Last, the theme of inheritance runs through the Old and New Testaments. Proverbs 13:22 says, “A good man leaves an inheritance to his children’s children.” The inheritance in the Old Testament would have been tied to the blessing of the land of Israel, which was a reward for keeping the covenant. In other words, the inheritance was a legacy of the people of Israel. Also, God called Israel his inheritance (Isaiah 19:25, Micah 7:14).
In the New Testament, the inheritance refers primarily to the kingdom of God and the eternal life we receive in Christ Jesus. Our inheritance is Christ! And this is the greatest provision we can give to our natural and spiritual children. You may have inherited futility from your forefathers (1 Peter 1:18), but you can leave a rich spiritual inheritance to your children. Leave them with more than material goods: leave them with Christ!
If you have made it this far in this series, thank you for reading! I wanted to take just a minute to sum up the series.
As fathers, we need to aim for the target of making disciples of Jesus Christ: this is the goal for every natural and spiritual father. With discipleship as the main goal, we work to create healthy conditions for growth, surrounding our children with love, delight, kindness, and compassion. Then within the constraints of these conditions for growth, we raise our children by balancing the three orientations: instruction, imitation, and provision. When we think of hitting the target as a father, it is like an archer pulling back the bow, aiming at the target, factoring in the weather, and then measuring the strength and angle, holding the bow steady, and finally releasing, making a shot perfectly aligned to that particular target.

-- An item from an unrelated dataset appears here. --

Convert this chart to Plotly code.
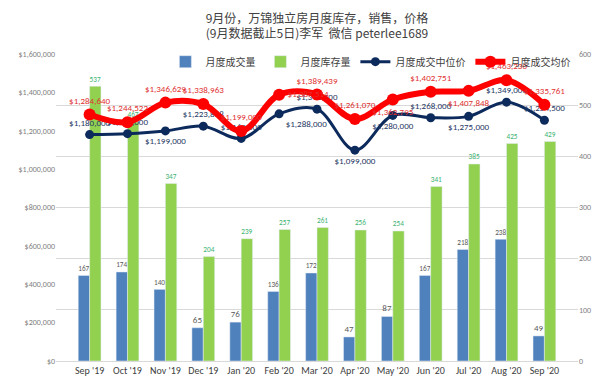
import plotly.graph_objects as go

months = ["Sep '19", "Oct '19", "Nov '19", "Dec '19", "Jan '20", "Feb '20", "Mar '20",
          "Apr '20", "May '20", "Jun '20", "Jul '20", "Aug '20", "Sep '20"]
sales = [167, 174, 140, 65, 76, 136, 172, 47, 87, 167, 218, 238, 49]
inventory = [537, 467, 347, 204, 239, 257, 261, 256, 254, 341, 385, 425, 429]
median_price = [1180000, 1185000, 1199000, 1223888, 1160000, 1288000, 1312500,
                1099000, 1280000, 1268000, 1275000, 1349000, 1254500]
avg_price = [1284640, 1244522, 1346629, 1338963, 1199000, 1387514, 1389439,
             1261070, 1362795, 1402751, 1407848, 1463230, 1335761]

median_pos = ["top center", "top center", "bottom center", "top center", "top center",
              "bottom right", "top center", "bottom center", "bottom center", "top center",
              "bottom center", "top center", "top center"]
avg_pos = ["top center", "top center", "top center", "top center", "top center",
           "middle right", "top center", "top center", "bottom center", "top center",
           "bottom center", "top center", "top center"]

font_fam = "Calibri, Carlito, 'Noto Sans', 'Noto Sans CJK SC', sans-serif"

fig = go.Figure()
fig.add_trace(go.Bar(x=months, y=sales, name="月度成交量", marker_color="#4F81BD",
                     text=[str(v) for v in sales], textposition="outside",
                     textfont=dict(size=9, color="#595959"), cliponaxis=False, yaxis="y"))
fig.add_trace(go.Bar(x=months, y=inventory, name="月度库存量", marker_color="#92D050",
                     text=[str(v) for v in inventory], textposition="outside",
                     textfont=dict(size=9, color="#3CB371"), cliponaxis=False, yaxis="y"))
fig.add_trace(go.Scatter(x=months, y=median_price, name="月度成交中位价", mode="lines+markers+text",
                         line=dict(color="#0D2A5C", width=3, shape="spline", smoothing=1),
                         marker=dict(size=9, color="#0D2A5C"),
                         text=[f"${v:,}" for v in median_price], textposition=median_pos,
                         textfont=dict(size=9, color="#1F3864"), cliponaxis=False, yaxis="y2"))
fig.add_trace(go.Scatter(x=months, y=avg_price, name="月度成交均价", mode="lines+markers+text",
                         line=dict(color="#FF0000", width=6, shape="spline", smoothing=1),
                         marker=dict(size=12, color="#FF0000"),
                         text=[f"${v:,}" for v in avg_price], textposition=avg_pos,
                         textfont=dict(size=9, color="#E03030"), cliponaxis=False, yaxis="y2"))

fig.update_layout(
    width=600, height=391,
    margin=dict(l=48, r=30, t=46, b=38),
    paper_bgcolor="white", plot_bgcolor="white",
    font=dict(family=font_fam, color="#595959"),
    title=dict(text="9月份，万锦独立房月度库存，销售，价格<br>(9月数据截止5日)李军  微信 peterlee1689",
               x=0.5, xanchor="center", xref="paper", yref="container", y=0.962, yanchor="middle",
               font=dict(size=12, color="#404040", family="'Noto Sans CJK SC', sans-serif")),
    barmode="group", bargap=0.4, bargroupgap=0,
    showlegend=True,
    legend=dict(orientation="h", x=0.995, xanchor="right", y=0.975, yanchor="middle",
                font=dict(size=10, color="#404040", family="'Noto Sans CJK SC', sans-serif"),
                bgcolor="rgba(0,0,0,0)", itemwidth=30),
    xaxis=dict(type="category", showgrid=False, showline=True, linecolor="#D9D9D9",
               tickfont=dict(size=10, color="#404040"), ticks=""),
    yaxis=dict(side="right", range=[0, 600], dtick=100, showgrid=True, gridcolor="#D9D9D9",
               zeroline=False, tickfont=dict(size=8, color="#7F7F7F"), ticks=""),
    yaxis2=dict(side="left", overlaying="y", range=[0, 1600000], dtick=200000,
                tickprefix="$", tickformat=",", showgrid=False, zeroline=False,
                tickfont=dict(size=8, color="#7F7F7F"), ticks=""),
)

fig.write_html("out.html")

Just as that archer would likely be unsuccessful many times before becoming an expert, so we, too, as fathers, must constantly put these things into practice. We will miss the mark many times, but as we continue to press forward, repenting of our sin, receiving forgiveness, and then pressing on for the next shot, we will grow in godliness and in our ability to be a good father. None of us get it all right, but, by God’s grace, we can raise children to be disciples of Jesus Christ, knowing the love of the Father, in the Son, through the Holy Spirit, just as God has made himself known to us.